US Prison Inmates to Strike for Humane Reforms
by Stephen Lendman (stephenlendman.org – Home – Stephen Lendman)
America’s gulag prison system is one of the world’s harshest – inmates brutally mistreated, harshness amounting to torture.
Jailhouse Lawyers Speak are imprisoned human rights activists. Their press release announced a national prison strike from August 21 to September 9 – the anniversary of upstate New York Attica prison violence in September 1971.
New York state police, prison guards, and other law enforcement units attacked prisoners on orders from state officials, resulting in dozens of deaths, including inmates and others involved.
Continuing for days, the uprising contested inhumane prison conditions and mistreatment – America’s gulag today worse than nearly half a century ago.
Jailhouse Lawyers Speak and the Incarcerated Workers Organizing Committee called for improved conditions, an end to prison dehumanization, slavery, racial over-charging, over-sentencing, and “death by incarceration” life imprisonment without parole, as well as:
the right to have their grievances heard, along with rescinding the Truth in Sentencing, Sentencing Reform, and Prison Litigation Reform Acts.
The former restricts or prohibits parole for repeat offenders, enforcing mandatory sentencing. The latter abolished federal parole in many cases.
The Prison Litigation Reform Act restricts justifiable prisoner lawsuits, denying their constitutional right to contest prohibited cruel and unusual mistreatment.
The strike was called by Jailhouse Lawyers Speak and the Incarcerated Workers Organizing Committee in response to violence at South Carolina’s Lee Correctional Institution. On April 15, prisoners were beaten and stabbed to death, seven killed, dozens injured, 22 requiring hospitalization.

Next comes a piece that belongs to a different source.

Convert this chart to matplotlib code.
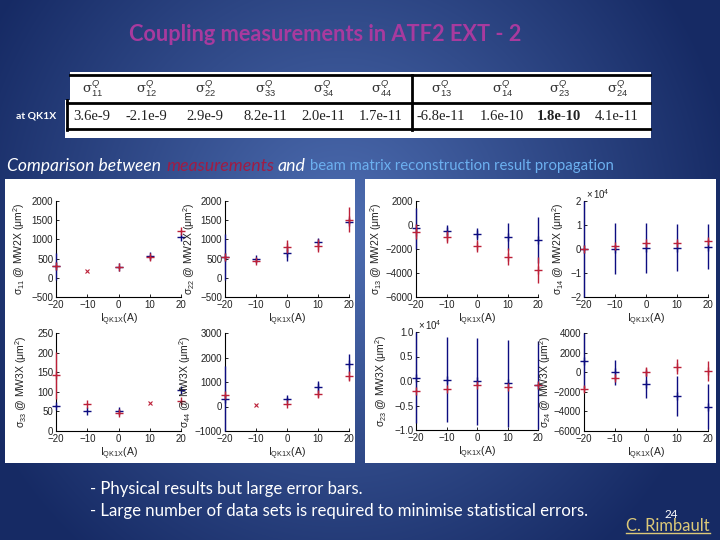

Guards and prison authorities did nothing to stop what happened, continuing for hours.
Jailhouse Lawyers Speak initiated a campaign for prisoner safety, survival, and solidarity under harsh conditions where hope is the scarcest commodity.
Since the mid-April South Carolina incident, prisoners at Level 2 and 3 facilities statewide were placed on lockdown, their freedom of movement denied, including proper personal hygiene, exercise, and meals outside their cells.
The Jailhouse Lawyers Speak press release called for “men and women across the nation (to) strike in the following manner:
1. Work Strikes: Prisoners will not report to assigned jobs. Each place of detention will determine how long its strike will last. Some of these strikes may translate into a local list of demands designed to improve conditions and reduce harm within the prison.
2. Sit-ins : In certain prisons, men and women will engage in peaceful sit – in protests.
3. Boycotts: All spending should be halted. We ask those outside the walls not to make financial judgments for those inside. Men and women on the inside will inform you if they are participating in this boycott.
4. Hunger Strikes: Men and women shall refuse to eat.”
Scores of organizations in America and abroad endorsed the strike action, including:
Millions for Prisoners
Incarcerated Workers Organizing Committee
The People’s Consortium
Abolition: Journal of Insurgent Politics
Aging People in Prison Human Rights Campaign
Anti-Police-Terror Project
Democratic Socialists of America
Freie Arbeiterinnen (Germany)
Harvard Law School National Lawyers Guild
National Lawyers Guild
New York City Jericho Movement
War Resisters League – and many others.
America’s gulag prison system is the shame of the nation. Two-thirds of inmates are Blacks and Latinos.
High crimes of war and against humanity go unaddressed and unpunished. So do crimes in the suites most often.
America’s most disadvantaged comprise the vast majority of inmates – brutalized by an uncaring nation, most often for drug-related offenses and other nonviolent ones.
Former Supreme Court Justice Thurgood Marshall once said:
“When the prison gates slam behind an inmate, he does not lose his human quality; his mind does not become closed to ideas; his intellect does not cease to feed on a free and open interchange of opinions; his yearning for self-respect does not end, nor is his quest for self-realization concluded.”
“If anything, the need for identity and self-respect are more compelling in the dehumanizing prison environment.”
Separately, he denounced “intolerable conditions” in US prisons, especially harming inmates of color.
Appalling conditions and mistreatment in America’s gulag flagrantly violate core human rights laws, norms and standards.